Antakya’da Meze Kültürü ve Paylaşmanın Sofrası: Beyoğlu’nda Antakya İşi Deneyimi
- Antakya İşi Sokak Lezzetleri

- 6 Eki
- 2 dakikada okunur
Her sofra bir hikâye anlatır…
Antakya’da bu hikâye çoğu zaman bir tabak mezeyle başlar, dost sohbetiyle büyür, bir kadeh rakıyla tamamlanır.
Bugün İstanbul’un kalbinde, Beyoğlu’nun ocakbaşı ruhu ile Antakya’nın meze kültürü aynı sofrada buluşuyor.
Antakya İşi Sokak Lezzetleri & Tek Tek Ocakbaşı, tam da bu paylaşma geleneğini yaşatmak için var.

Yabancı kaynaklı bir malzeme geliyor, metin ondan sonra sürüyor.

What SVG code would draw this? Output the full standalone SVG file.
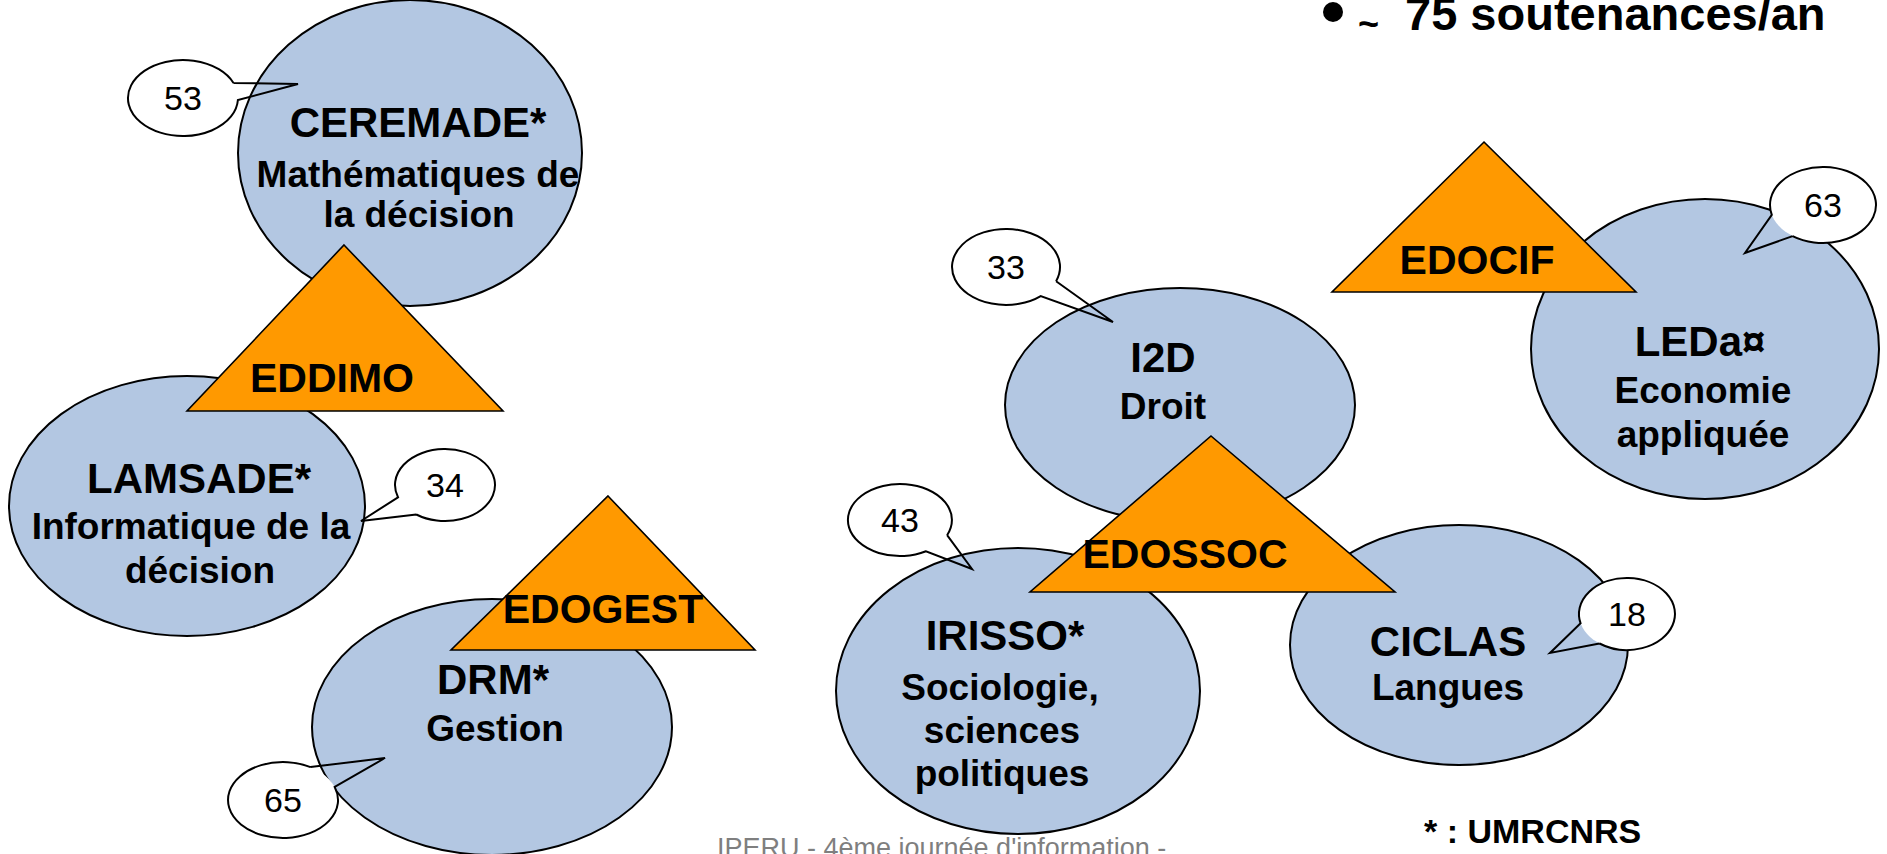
<svg xmlns="http://www.w3.org/2000/svg" width="1887" height="854" viewBox="0 0 1887 854">
<style>
.node{fill:#B3C7E2;stroke:#000;stroke-width:2}
.tri{fill:#FF9900;stroke:#000;stroke-width:1.6;stroke-linejoin:miter}
.cfill{fill:#fff;stroke:none}
.cline{fill:none;stroke:#000;stroke-width:2;stroke-linejoin:miter}
.t{font-family:"Liberation Sans",Arial,sans-serif;font-weight:bold;text-anchor:middle;fill:#000}
.h{font-size:42px}
.s{font-size:37px}
.tt{font-size:41px}
.num{font-family:"Liberation Sans",Arial,sans-serif;font-size:34px;text-anchor:middle;fill:#000}
</style>
<rect width="1887" height="854" fill="#fff"/>

<!-- ellipse nodes -->
<g id="ceremade">
<ellipse class="node" cx="410" cy="153" rx="172" ry="153"/>
<text class="t h" x="418" y="137">CEREMADE*</text>
<text class="t s" x="418" y="187">Mathématiques de</text>
<text class="t s" x="419" y="227">la décision</text>
</g>
<g id="lamsade">
<ellipse class="node" cx="187" cy="506" rx="178" ry="130"/>
<text class="t h" x="199" y="493">LAMSADE*</text>
<text class="t s" x="191" y="539">Informatique de la</text>
<text class="t s" x="200" y="583">décision</text>
</g>
<g id="drm">
<ellipse class="node" cx="492" cy="727" rx="180" ry="128"/>
<text class="t h" x="493" y="694">DRM*</text>
<text class="t s" x="495" y="741">Gestion</text>
</g>
<g id="i2d">
<ellipse class="node" cx="1180" cy="405" rx="175" ry="117"/>
<text class="t h" x="1163" y="372">I2D</text>
<text class="t s" x="1163" y="419">Droit</text>
</g>
<g id="irisso">
<ellipse class="node" cx="1018" cy="691" rx="182" ry="143"/>
<text class="t h" x="1005" y="650">IRISSO*</text>
<text class="t s" x="1000" y="700">Sociologie,</text>
<text class="t s" x="1002" y="743">sciences</text>
<text class="t s" x="1002" y="786">politiques</text>
</g>
<g id="ciclas">
<ellipse class="node" cx="1459" cy="645" rx="169" ry="120"/>
<text class="t h" x="1448" y="656">CICLAS</text>
<text class="t s" x="1448" y="700">Langues</text>
</g>
<g id="leda">
<ellipse class="node" cx="1705" cy="349" rx="174" ry="150"/>
<text class="t h" x="1700" y="356">LEDa¤</text>
<text class="t s" x="1703" y="403">Economie</text>
<text class="t s" x="1703" y="447">appliquée</text>
</g>

<!-- doctoral school triangles -->
<g id="eddimo">
<polygon class="tri" points="344,245 503,411 187,411"/>
<text class="t tt" x="332" y="392">EDDIMO</text>
</g>
<g id="edogest">
<polygon class="tri" points="608,496 755,650 451,650"/>
<text class="t tt" x="603" y="623">EDOGEST</text>
</g>
<g id="edocif">
<polygon class="tri" points="1484,142 1636,292 1332,292"/>
<text class="t tt" x="1477" y="274">EDOCIF</text>
</g>
<g id="edossoc">
<polygon class="tri" points="1211,436 1395,592 1030,592"/>
<text class="t tt" x="1185" y="568">EDOSSOC</text>
</g>

<!-- callouts -->
<g id="callout-53">
<ellipse class="cfill" cx="183" cy="98" rx="55" ry="38"/>
<path class="cline" d="M233.5,83 L298,84 L237.9,100 A55,38 0 1 1 233.5,83"/>
<text class="num" x="183" y="110">53</text>
</g>
<g id="callout-34">
<ellipse class="cfill" cx="445" cy="485" rx="50" ry="36"/>
<path class="cline" d="M416.3,514.5 L361,521 L398,497.3 A50,36 0 1 1 416.3,514.5"/>
<text class="num" x="445" y="497">34</text>
</g>
<g id="callout-65">
<ellipse class="cfill" cx="283" cy="800" rx="55" ry="38"/>
<path class="cline" d="M310.5,767.1 L385,758 L334.7,787 A55,38 0 1 1 310.5,767.1"/>
<text class="num" x="283" y="812">65</text>
</g>
<g id="callout-33">
<ellipse class="cfill" cx="1006" cy="267" rx="54" ry="38"/>
<path class="cline" d="M1056.1,281.2 L1113,322 L1040.7,296.1 A54,38 0 1 1 1056.1,281.2"/>
<text class="num" x="1006" y="279">33</text>
</g>
<g id="callout-43">
<ellipse class="cfill" cx="900" cy="520" rx="52" ry="36"/>
<path class="cline" d="M947.1,535.2 L972,569 L926,551.2 A52,36 0 1 1 947.1,535.2"/>
<text class="num" x="900" y="532">43</text>
</g>
<g id="callout-63">
<ellipse class="cfill" cx="1823" cy="205" rx="53" ry="38"/>
<path class="cline" d="M1792.6,236.1 L1745,253 L1771.8,214.8 A53,38 0 1 1 1792.6,236.1"/>
<text class="num" x="1823" y="217">63</text>
</g>
<g id="callout-18">
<ellipse class="cfill" cx="1627" cy="614" rx="48" ry="36"/>
<path class="cline" d="M1599.5,643.5 L1550,653 L1580.6,623.3 A48,36 0 1 1 1599.5,643.5"/>
<text class="num" x="1627" y="626">18</text>
</g>

<g id="connectors"></g>

<!-- free texts -->
<g id="header">
<circle cx="1333" cy="12" r="10" fill="#000"/>
<text x="1358" y="36" font-family="Liberation Sans, Arial, sans-serif" font-weight="bold" font-size="36">~</text>
<text x="1405" y="30" font-family="Liberation Sans, Arial, sans-serif" font-weight="bold" font-size="47">75 soutenances/an</text>
</g>
<g id="legend">
<text x="1424" y="843" font-family="Liberation Sans, Arial, sans-serif" font-weight="bold" font-size="34">* : UMRCNRS</text>
</g>
<g id="footer">
<text x="717" y="857" font-family="Liberation Sans, Arial, sans-serif" font-size="27" fill="#7f7f7f">IPERU - 4ème journée d'information -</text>
</g>
</svg>
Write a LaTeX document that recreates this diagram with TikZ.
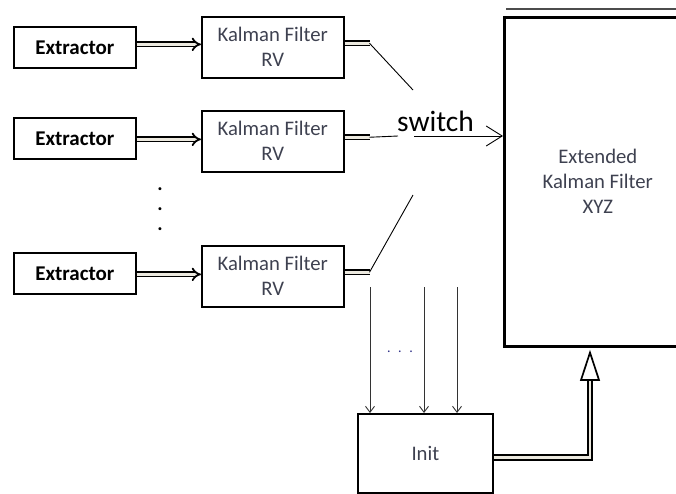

Antakya Mezeleri: Paylaşmanın Lezzet Dili
Antakya mutfağında “meze” yalnızca bir başlangıç değildir; paylaşmanın, birlikte olmanın sembolüdür.
Humus, mütebbel, babagannuş, muhammara, zeytinli zahter salatası, patlıcan yoğurtlama…
Her biri ayrı bir ustalık, ayrı bir hikâye taşır.
Bir Antakyalı için meze, aynı sofrada oturan insanların birbirine sessizce “afiyet olsun” demesidir.
Antakya İşi’nde sunulan mezeler, Humusçu İbrahim Usta’nın yıllara dayanan emeğiyle hazırlanır.
İbrahim Usta, Antakya’da bir tabak humusla başlayan hikâyesini şimdi Beyoğlu’na taşımış durumda.
Onun mezeleri, hem Antakya’nın geleneksel tariflerine sadık kalır hem de modern dokunuşlarla zenginleşir.
Ocakbaşı Kültüründe Meze: Rakının Sessiz Dostu
Bir ocakbaşı düşünün: közde pişen kebaplar, sıcacık lavaş, kadehlerde rakı ve sofrayı tamamlayan mezeler…
İşte burada meze sadece bir tat değil, bir denge unsurudur.
Acının, tuzun, baharatın, sohbetin arasında o dengeyi kurar.
Beyoğlu ocakbaşı kültürünün en güzel yanı, Antakya’nın bu denge anlayışını yaşatmasıdır.
Her tabak, hem midenin hem sohbetin yumuşamasına hizmet eder.
Bu yüzden Antakya İşi’nin masasında meze bitmez; çünkü paylaşım bitmez.

Antakya Mezelerinde Öne Çıkan Tatlar
Humus: Nohut, tahin, limon ve sarımsağın mükemmel dengesi.
Mütebbel: Köz patlıcanın tahinle buluştuğu dumanlı lezzet.
Zeytinli Zahter Salatası: Dağlardan gelen zahterin nar ekşisiyle harmanı.
Muhammara: Ceviz, biber salçası ve zeytinyağının kırmızı büyüsü.
Biber Yoğurtlama: Közlenmiş biberin sarımsakla dostluğu.
Tüm bu tatlar, Antakya İşi’nde aynı anda sunulur; çünkü gerçek meze sofrasında hiçbir tabak yalnız olmaz.
Bir Sofra, Bir Kültür: Beyoğlu’nda Antakya’nın Kalbi
Taksim ocakbaşı kültürü uzun zamandır İstanbul’un yeme içme geleneğinin simgelerinden biri.
Ama bu kez farklı olan şey şu: Antakya’nın o kadim meze ruhu bu sofralara taşınıyor.
Antakya İşi Sokak Lezzetleri’nde herkes aynı sofrada yer bulur; kimisi rakısını yudumlar, kimisi humusu lavaşa sürer.
O an, bir şehir iki mutfak olur: İstanbul ve Antakya.
Antakya mezesi nedir?
Antakya mezesi, zeytinyağı ve tahin temelli, doğal malzemelerle yapılan paylaşım kültürünün bir parçasıdır.
Beyoğlu’nda en iyi meze nerede yenir?
Antakya İşi Sokak Lezzetleri & Tek Tek Ocakbaşı, Antakya’nın orijinal meze reçetelerini birebir uygular.
Mezeler rakıyla mı yenir?
Evet, ama illa rakı şart değildir. Mezeler, sohbetin ve paylaşımın olduğu her sofrada başroldedir.